Signorsì sempre, mentre stai facendo altro, mentre ti chiamano a qualsiasi ora di qualsiasi giorno, mentre stai allattando il piccolo, portando a scuola il figlio, mentre sei a cena con gli amici, mentre stai facendo una lavatrice. Suona il telefono, rispondi, molli tutto e cominci a prendere appunti che serviranno per la stesura finale.
C’è chi si barcamena con gli uffici stampa; e anche lì, per farti riconoscere un diritto, l’Inpgi 1, rischi di perdere il lavoro. Anzi, personalmente, il processo l’ho vinto, ma il lavoro l’ho perso.

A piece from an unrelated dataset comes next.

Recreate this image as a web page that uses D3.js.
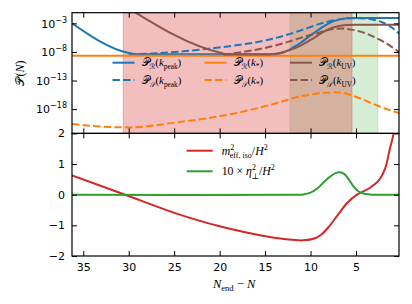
<!DOCTYPE html>
<html>
<head>
<meta charset="utf-8">
<script src="https://cdn.jsdelivr.net/npm/d3@7"></script>
<style>
  body { margin: 0; background: #fff; }
  svg { display: block; }
</style>
</head>
<body>
<svg id="chart"></svg>
<script>
// N_end - N en el eje x, invertido
const N_TICKS = [35, 30, 25, 20, 15, 10, 5];
const LOG_TICKS = [-3, -8, -13, -18];
const LIN_TICKS = [2, 1, 0, -1, -2];

// franjas sombreadas [desde, hasta]
const RED_SPAN = [30.6, 5.44];
const GREEN_SPAN = [12.26, 2.6];

// panel de arriba: pares [N_end - N, log10 P]
const PR_KPEAK = [[36.24, -3.0], [30.1, -8.15], [29.0, -8.4], [14.0, -8.4], [13.0, -8.1], [12.0, -7.3],
  [11.0, -6.3], [10.0, -5.1], [9.0, -4.0], [8.0, -3.0], [7.0, -2.4], [6.0, -2.12], [5.0, -2.05], [0.27, -2.05]];
const PS_KPEAK = [[30.0, -8.45], [27.0, -8.25], [24.0, -7.9], [21.0, -7.4], [18.0, -6.8], [15.0, -6.0],
  [13.0, -5.2], [11.0, -4.2], [9.0, -3.1], [7.0, -2.35], [5.5, -2.1], [4.0, -2.15], [3.0, -2.4],
  [2.0, -2.9], [1.2, -3.6], [0.27, -4.8]];
const PR_KSTAR = [[36.24, -8.65], [0.27, -8.65]];
const PS_KSTAR = [[36.24, -20.6], [33.2, -21.05], [29.9, -21.2], [24.9, -20.35], [18.5, -18.8],
  [14.5, -17.3], [11.2, -15.8], [7.0, -15.05], [4.6, -16.1], [2.4, -17.55], [0.27, -18.7]];
const PR_KUV = [[30.3, -0.1], [19.8, -8.2], [19.0, -8.45], [14.5, -8.45], [13.5, -8.25], [12.5, -7.8],
  [11.0, -6.8], [10.0, -5.9], [9.0, -4.9], [8.0, -4.0], [7.0, -3.5], [6.0, -3.3], [5.0, -3.25], [0.27, -3.25]];
const PS_KUV = [[19.6, -8.5], [17.0, -7.9], [15.0, -7.3], [13.0, -6.5], [11.0, -5.5], [9.0, -4.6],
  [7.5, -4.0], [6.5, -3.9], [5.5, -4.1], [4.0, -4.7], [3.0, -5.4], [2.0, -6.2], [1.0, -7.2], [0.27, -8.0]];

// panel de abajo
const M_EFF = [[36.24, 0.63], [30.4, 0], [24.9, -0.6], [20.0, -1.03], [14.5, -1.38], [12.0, -1.47],
  [10.8, -1.49], [9.5, -1.42], [8.8, -1.3], [8.0, -1.05], [7.1, -0.7], [6.0, -0.28], [4.9, 0],
  [3.5, 0.22], [2.4, 0.5], [1.8, 0.85], [1.3, 1.47], [0.8, 2.1], [0.27, 4.0]];
const ETA_PERP = [[36.24, 0], [11.5, 0], [10.8, 0.01], [10.0, 0.07], [9.2, 0.22], [8.5, 0.42], [7.8, 0.6],
  [7.2, 0.71], [6.8, 0.73], [6.3, 0.68], [5.8, 0.5], [5.3, 0.28], [4.8, 0.12], [4.2, 0.04],
  [3.5, 0.01], [2.8, 0], [0.27, 0]];

const WIDTH = 412;
const HEIGHT = 304;
const LEFT = 72, RIGHT = 399;
const TOP = 12.7, MID = 133.4, BOTTOM = 256;

const SANS = "'DejaVu Sans', sans-serif";
const SERIF = "'Liberation Serif', 'DejaVu Serif', serif";
const C = { blue: "#1f77b4", orange: "#ff7f0e", brown: "#8c564b", red: "#d62728", green: "#2ca02c" };

const SVG = d3.select("#chart").attr("width", WIDTH).attr("height", HEIGHT);

const x = d3.scaleLinear().domain([36.24, 0.27]).range([LEFT, RIGHT]);
const yTop = d3.scaleLinear().domain([-22.25, -1.14]).range([MID, TOP]); // log10 P
const yBot = d3.scaleLinear().domain([-2, 2]).range([BOTTOM, MID]);

SVG.append("clipPath").attr("id", "clip-top").append("rect")
  .attr("x", LEFT).attr("y", TOP).attr("width", RIGHT - LEFT).attr("height", MID - TOP);
SVG.append("clipPath").attr("id", "clip-bot").append("rect")
  .attr("x", LEFT).attr("y", MID).attr("width", RIGHT - LEFT).attr("height", BOTTOM - MID);

const gTop = SVG.append("g").attr("clip-path", "url(#clip-top)");
const gBot = SVG.append("g").attr("clip-path", "url(#clip-bot)");

// franjas
function span(s, color, alpha) {
  gTop.append("rect")
    .attr("x", x(s[0])).attr("y", TOP)
    .attr("width", x(s[1]) - x(s[0])).attr("height", MID - TOP)
    .attr("fill", color).attr("fill-opacity", alpha)
    .attr("stroke", color).attr("stroke-opacity", alpha).attr("stroke-width", 1);
}
span(GREEN_SPAN, C.green, 0.2);
span(RED_SPAN, C.red, 0.3);

const lineTop = d3.line().x(d => x(d[0])).y(d => yTop(d[1])).curve(d3.curveMonotoneX);
const lineBot = d3.line().x(d => x(d[0])).y(d => yBot(d[1])).curve(d3.curveCatmullRom.alpha(0.5));

const DASH = "7.4,3.2";
const topSeries = [
  { data: PR_KPEAK, color: C.blue, dash: null },
  { data: PS_KPEAK, color: C.blue, dash: DASH },
  { data: PR_KSTAR, color: C.orange, dash: null },
  { data: PS_KSTAR, color: C.orange, dash: DASH },
  { data: PR_KUV, color: C.brown, dash: null },
  { data: PS_KUV, color: C.brown, dash: DASH },
];

gTop.selectAll("path.serie")
  .data(topSeries)
  .join("path")
  .attr("class", "serie")
  .attr("d", d => lineTop(d.data))
  .attr("fill", "none")
  .attr("stroke", d => d.color)
  .attr("stroke-width", 2)
  .attr("stroke-dasharray", d => d.dash);

gBot.selectAll("path.serie")
  .data([{ data: M_EFF, color: C.red }, { data: ETA_PERP, color: C.green }])
  .join("path")
  .attr("class", "serie")
  .attr("d", d => lineBot(d.data))
  .attr("fill", "none")
  .attr("stroke", d => d.color)
  .attr("stroke-width", 2);

// ejes (ticks hacia adentro)
function styleAxis(g) {
  g.select(".domain").remove();
  g.selectAll(".tick line").attr("stroke", "#000").attr("stroke-width", 1);
  g.selectAll(".tick text").attr("fill", "#000").attr("font-family", SANS).attr("font-size", 11);
}
const TL = 5;
SVG.append("g").attr("transform", `translate(0,${TOP})`)
  .call(d3.axisTop(x).tickValues(N_TICKS).tickSize(-TL).tickFormat("")).call(styleAxis);
SVG.append("g").attr("transform", `translate(0,${MID})`)
  .call(d3.axisBottom(x).tickValues(N_TICKS).tickSize(-TL).tickFormat("")).call(styleAxis);
SVG.append("g").attr("transform", `translate(0,${MID})`)
  .call(d3.axisTop(x).tickValues(N_TICKS).tickSize(-TL).tickFormat("")).call(styleAxis);
SVG.append("g").attr("transform", `translate(0,${BOTTOM})`)
  .call(d3.axisBottom(x).tickValues(N_TICKS).tickSize(-TL).tickPadding(7)).call(styleAxis);

SVG.append("g").attr("transform", `translate(${LEFT},0)`)
  .call(d3.axisLeft(yTop).tickValues(LOG_TICKS).tickSize(-TL).tickPadding(5))
  .call(styleAxis)
  .call(g => g.selectAll(".tick text").each(function (d) {
    const t = d3.select(this).text(null).attr("dy", "0.35em");
    t.append("tspan").text("10");
    t.append("tspan").attr("font-size", 8).attr("dy", -5).text("\u2212" + Math.abs(d));
  }));
SVG.append("g").attr("transform", `translate(${RIGHT},0)`)
  .call(d3.axisRight(yTop).tickValues(LOG_TICKS).tickSize(-TL).tickFormat("")).call(styleAxis);

SVG.append("g").attr("transform", `translate(${LEFT},0)`)
  .call(d3.axisLeft(yBot).tickValues(LIN_TICKS).tickSize(-TL).tickPadding(7)
    .tickFormat(d => d < 0 ? "\u2212" + Math.abs(d) : d))
  .call(styleAxis);
SVG.append("g").attr("transform", `translate(${RIGHT},0)`)
  .call(d3.axisRight(yBot).tickValues(LIN_TICKS).tickSize(-TL).tickFormat("")).call(styleAxis);

// marcos
[[TOP, MID], [MID, BOTTOM]].forEach(([a, b]) => {
  SVG.append("rect").attr("x", LEFT).attr("y", a).attr("width", RIGHT - LEFT).attr("height", b - a)
    .attr("fill", "none").attr("stroke", "#000").attr("stroke-width", 1.2);
});

// texto matematico con sub/superindices
function mathText(g, tx, ty, parts, size) {
  const t = g.append("text").attr("x", tx).attr("y", ty)
    .attr("font-family", SERIF).attr("font-size", size).attr("fill", "#000");
  let cur = 0;
  parts.forEach(p => {
    const off = p.sub ? size * 0.3 : p.sup ? -size * 0.4 : 0;
    t.append("tspan")
      .attr("dy", off - cur)
      .attr("dx", p.dx || null)
      .attr("font-size", p.sub || p.sup ? size * 0.68 : size)
      .attr("font-style", p.it ? "italic" : null)
      .attr("font-weight", "normal")
      .attr("font-family", p.script ? "'DejaVu Serif', 'DejaVu Sans', serif" : null)
      .text(p.t);
    cur = off;
  });
  return t;
}

const P = "\u{1D4AB}", R = "\u211B", S = "\u{1D4AE}";
const legTop = [
  { col: 0, row: 0, color: C.blue, dash: null, sub: R, k: "peak" },
  { col: 0, row: 1, color: C.blue, dash: DASH, sub: S, k: "peak" },
  { col: 1, row: 0, color: C.orange, dash: null, sub: R, k: "*" },
  { col: 1, row: 1, color: C.orange, dash: DASH, sub: S, k: "*" },
  { col: 2, row: 0, color: C.brown, dash: null, sub: R, k: "UV" },
  { col: 2, row: 1, color: C.brown, dash: DASH, sub: S, k: "UV" },
];
const COL_X = [112.5, 204.5, 290];
const ROW_Y = [62.7, 80];
const gLeg = SVG.append("g");
legTop.forEach(d => {
  const lx = COL_X[d.col], ly = ROW_Y[d.row];
  gLeg.append("line").attr("x1", lx).attr("x2", lx + 22).attr("y1", ly).attr("y2", ly)
    .attr("stroke", d.color).attr("stroke-width", 2).attr("stroke-dasharray", d.dash);
  mathText(gLeg, lx + 29, ly + 3.5, [
    { t: P, script: true }, { t: d.sub, sub: true, script: true }, { t: "(" }, { t: "k", it: true },
    { t: d.k, sub: true }, { t: ")" }
  ], 10.8);
});

const legBot = [
  { y: 150.7, color: C.red, parts: [{ t: "m", it: true }, { t: "2", sup: true }, { t: "eff, iso", sub: true, dx: -4.5 },
    { t: "/" }, { t: "H", it: true }, { t: "2", sup: true }] },
  { y: 171.3, color: C.green, parts: [{ t: "10 \u00D7 " }, { t: "\u03B7", it: true }, { t: "2", sup: true },
    { t: "\u22A5", sub: true, dx: -4.5 }, { t: "/" }, { t: "H", it: true }, { t: "2", sup: true }] },
];
legBot.forEach(d => {
  gLeg.append("line").attr("x1", 186.7).attr("x2", 212.7).attr("y1", d.y).attr("y2", d.y)
    .attr("stroke", d.color).attr("stroke-width", 2);
  mathText(gLeg, 221.7, d.y + 3.8, d.parts, 11.8);
});

// etiquetas de ejes
mathText(SVG, 213, 287.5, [{ t: "N", it: true }, { t: "end", sub: true }, { t: " \u2212 " }, { t: "N", it: true }], 12.5);
mathText(SVG, 0, 0, [{ t: P, script: true }, { t: "(" }, { t: "N", it: true }, { t: ")" }], 12)
  .attr("transform", `translate(24,${(TOP + MID) / 2}) rotate(-90)`)
  .attr("text-anchor", "middle");
</script>
</body>
</html>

E allora ti devi reinventare perché le competenze ci sono, eccome: studi, master, specializzazioni, certificazioni di ogni tipo e poi quel concorso a Roma per professionista passato al primo tentativo, mentre altri colleghi in redazione, l’hanno tentato più e più volte.
Quello del giornalista è un lavoro maledetto, è come un amante: lo cerchi, ne hai bisogno, scrivere è parte di te. E loro lo sanno, sanno sfruttarti benissimo.
E quel “loro” sta per lo Stato che tutela i fannulloni, quelli che non lavorano, piuttosto che agevolare le professionalità, il lavoro onesto, giustamente retribuito.
Ah, 10 euro, che mancetta penosa. Eppure, sono lordi che credevi?
Poi non ti spieghi perché i colleghi di redazione intascano dai 3500 euro in su al mese. Fanno il tuo stesso lavoro, in più mettono i titoli, una cosa che potresti fare benissimo. La disparità, l’ingiustizia.
Ci vorrebbe una rivoluzione, ma non siamo mica francesi noi.